Below are the records; pull every line that includes "script".

------ Dataset records ------

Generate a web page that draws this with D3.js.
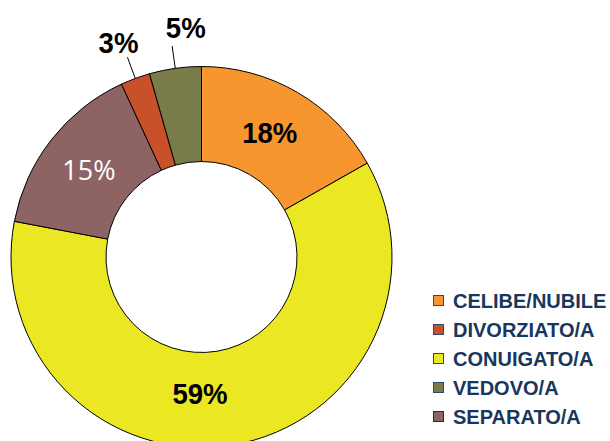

------
------ Dataset records ------

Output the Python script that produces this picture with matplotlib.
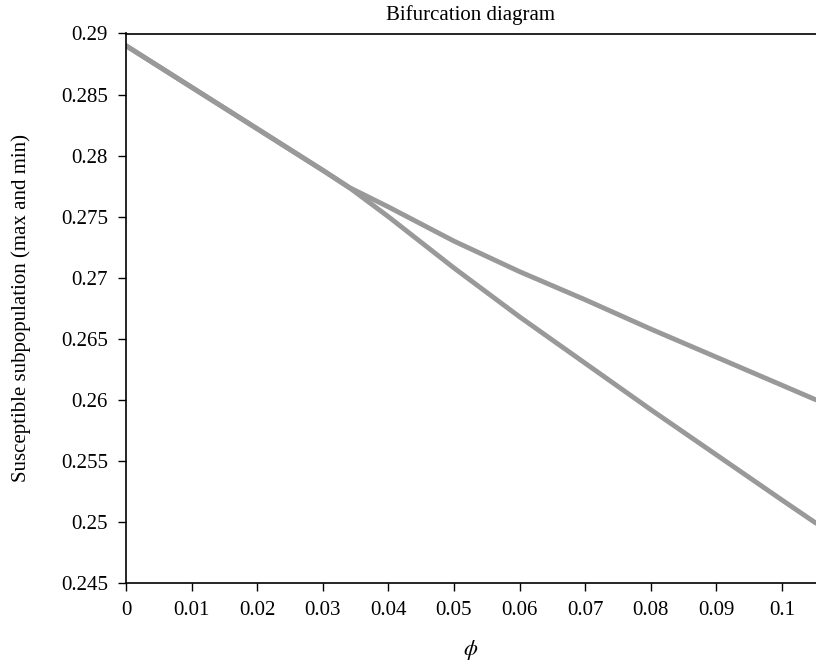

------
------ Dataset records ------

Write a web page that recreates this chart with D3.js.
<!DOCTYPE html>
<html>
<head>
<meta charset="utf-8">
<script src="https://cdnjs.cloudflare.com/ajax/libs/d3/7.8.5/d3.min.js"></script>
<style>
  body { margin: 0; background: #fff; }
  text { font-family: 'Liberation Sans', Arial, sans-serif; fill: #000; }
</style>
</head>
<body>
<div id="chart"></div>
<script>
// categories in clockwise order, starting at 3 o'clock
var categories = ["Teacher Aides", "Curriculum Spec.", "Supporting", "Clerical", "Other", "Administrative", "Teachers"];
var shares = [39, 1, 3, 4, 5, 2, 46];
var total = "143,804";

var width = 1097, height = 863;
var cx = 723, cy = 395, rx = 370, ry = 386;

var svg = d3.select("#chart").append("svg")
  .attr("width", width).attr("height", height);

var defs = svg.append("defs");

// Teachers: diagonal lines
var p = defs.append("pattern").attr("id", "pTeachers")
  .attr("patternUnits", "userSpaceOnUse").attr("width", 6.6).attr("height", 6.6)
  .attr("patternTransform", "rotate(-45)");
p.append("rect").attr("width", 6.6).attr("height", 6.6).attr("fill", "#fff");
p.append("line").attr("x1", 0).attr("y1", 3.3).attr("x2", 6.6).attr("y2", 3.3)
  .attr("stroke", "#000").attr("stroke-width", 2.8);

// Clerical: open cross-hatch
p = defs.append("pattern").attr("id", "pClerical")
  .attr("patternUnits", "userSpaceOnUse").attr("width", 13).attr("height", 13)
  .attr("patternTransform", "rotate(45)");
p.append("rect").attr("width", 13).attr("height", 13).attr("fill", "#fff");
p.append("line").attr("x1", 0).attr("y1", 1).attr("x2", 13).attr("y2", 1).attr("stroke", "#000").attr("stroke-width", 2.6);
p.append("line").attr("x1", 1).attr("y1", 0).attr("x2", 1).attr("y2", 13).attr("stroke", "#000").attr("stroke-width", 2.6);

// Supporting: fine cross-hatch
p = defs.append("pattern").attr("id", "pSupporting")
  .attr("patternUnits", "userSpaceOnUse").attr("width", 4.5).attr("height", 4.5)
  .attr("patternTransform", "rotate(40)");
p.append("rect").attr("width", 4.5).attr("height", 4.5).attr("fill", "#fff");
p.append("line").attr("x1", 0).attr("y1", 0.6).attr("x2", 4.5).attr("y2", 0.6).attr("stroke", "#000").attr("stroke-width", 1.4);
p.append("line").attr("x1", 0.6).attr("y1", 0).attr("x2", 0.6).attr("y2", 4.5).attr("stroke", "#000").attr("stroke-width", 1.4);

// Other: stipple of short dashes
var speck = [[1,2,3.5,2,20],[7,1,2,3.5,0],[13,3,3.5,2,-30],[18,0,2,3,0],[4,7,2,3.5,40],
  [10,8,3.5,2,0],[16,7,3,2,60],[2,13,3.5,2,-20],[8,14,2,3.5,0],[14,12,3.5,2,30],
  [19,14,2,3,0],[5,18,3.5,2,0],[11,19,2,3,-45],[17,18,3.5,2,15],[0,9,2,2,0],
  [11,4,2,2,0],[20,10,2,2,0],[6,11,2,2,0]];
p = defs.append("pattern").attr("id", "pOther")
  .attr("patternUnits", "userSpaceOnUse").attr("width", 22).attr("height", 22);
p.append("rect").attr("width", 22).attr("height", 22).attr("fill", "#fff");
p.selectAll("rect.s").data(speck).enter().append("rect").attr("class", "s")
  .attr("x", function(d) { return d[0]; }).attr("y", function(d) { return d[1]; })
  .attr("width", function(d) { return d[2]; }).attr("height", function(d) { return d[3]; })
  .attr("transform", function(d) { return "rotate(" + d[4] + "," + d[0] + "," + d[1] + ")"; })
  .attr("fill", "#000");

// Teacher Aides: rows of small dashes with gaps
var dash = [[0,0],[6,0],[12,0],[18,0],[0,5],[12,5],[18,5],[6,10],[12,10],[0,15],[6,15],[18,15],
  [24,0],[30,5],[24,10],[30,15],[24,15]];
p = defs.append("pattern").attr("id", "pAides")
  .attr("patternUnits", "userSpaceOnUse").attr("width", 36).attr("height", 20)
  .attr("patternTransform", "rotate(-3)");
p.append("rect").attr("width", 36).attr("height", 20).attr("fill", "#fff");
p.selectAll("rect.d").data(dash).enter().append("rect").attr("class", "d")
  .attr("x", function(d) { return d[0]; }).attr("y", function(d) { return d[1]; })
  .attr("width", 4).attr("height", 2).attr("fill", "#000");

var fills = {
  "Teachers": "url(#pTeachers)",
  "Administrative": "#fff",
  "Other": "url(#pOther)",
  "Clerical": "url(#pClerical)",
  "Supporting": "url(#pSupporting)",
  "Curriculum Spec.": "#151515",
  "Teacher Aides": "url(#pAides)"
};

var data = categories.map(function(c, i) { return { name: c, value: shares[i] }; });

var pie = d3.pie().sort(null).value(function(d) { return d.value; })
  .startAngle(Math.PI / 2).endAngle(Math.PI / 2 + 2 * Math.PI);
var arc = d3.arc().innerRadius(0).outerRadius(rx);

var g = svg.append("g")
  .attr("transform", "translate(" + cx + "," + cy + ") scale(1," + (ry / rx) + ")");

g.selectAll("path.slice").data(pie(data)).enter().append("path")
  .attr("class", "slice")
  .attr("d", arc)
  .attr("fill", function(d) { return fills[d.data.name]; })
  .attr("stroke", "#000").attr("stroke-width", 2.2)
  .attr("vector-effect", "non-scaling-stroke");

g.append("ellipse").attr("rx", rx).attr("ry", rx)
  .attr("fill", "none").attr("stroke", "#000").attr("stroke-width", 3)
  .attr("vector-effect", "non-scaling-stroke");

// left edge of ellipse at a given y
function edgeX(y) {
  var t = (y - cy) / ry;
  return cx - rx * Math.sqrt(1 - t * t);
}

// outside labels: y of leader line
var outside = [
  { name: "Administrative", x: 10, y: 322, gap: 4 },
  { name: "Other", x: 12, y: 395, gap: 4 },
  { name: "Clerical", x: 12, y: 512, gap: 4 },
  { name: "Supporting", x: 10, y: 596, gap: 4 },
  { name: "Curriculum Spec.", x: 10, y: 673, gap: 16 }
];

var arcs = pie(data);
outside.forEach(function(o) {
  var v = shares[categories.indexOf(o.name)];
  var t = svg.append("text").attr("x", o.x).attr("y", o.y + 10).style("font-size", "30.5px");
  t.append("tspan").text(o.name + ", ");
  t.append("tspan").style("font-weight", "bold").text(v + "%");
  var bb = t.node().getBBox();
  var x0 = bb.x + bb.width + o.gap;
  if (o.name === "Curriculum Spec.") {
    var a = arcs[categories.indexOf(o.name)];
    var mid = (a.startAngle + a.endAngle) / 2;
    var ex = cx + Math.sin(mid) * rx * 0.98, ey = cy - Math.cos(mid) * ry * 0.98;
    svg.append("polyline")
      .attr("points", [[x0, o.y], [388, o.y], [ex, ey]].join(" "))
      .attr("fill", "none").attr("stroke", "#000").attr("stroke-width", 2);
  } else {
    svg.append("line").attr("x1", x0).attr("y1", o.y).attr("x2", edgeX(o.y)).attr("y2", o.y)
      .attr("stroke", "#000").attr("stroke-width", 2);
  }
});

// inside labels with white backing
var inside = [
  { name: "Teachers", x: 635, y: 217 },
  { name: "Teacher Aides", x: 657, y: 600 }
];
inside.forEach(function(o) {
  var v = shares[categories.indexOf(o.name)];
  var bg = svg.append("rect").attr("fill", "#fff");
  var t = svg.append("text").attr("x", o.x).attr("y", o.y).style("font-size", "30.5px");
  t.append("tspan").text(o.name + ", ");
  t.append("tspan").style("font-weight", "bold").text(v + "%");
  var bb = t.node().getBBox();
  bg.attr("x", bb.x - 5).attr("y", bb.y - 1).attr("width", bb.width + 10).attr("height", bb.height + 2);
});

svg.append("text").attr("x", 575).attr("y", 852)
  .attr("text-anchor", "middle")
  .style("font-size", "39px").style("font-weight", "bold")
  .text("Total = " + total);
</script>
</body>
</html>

------

Exercise output
Output the Python script that produces this picture with matplotlib.
<script src="https://cdnjs.cloudflare.com/ajax/libs/d3/7.8.5/d3.min.js"></script>
<script>
</script>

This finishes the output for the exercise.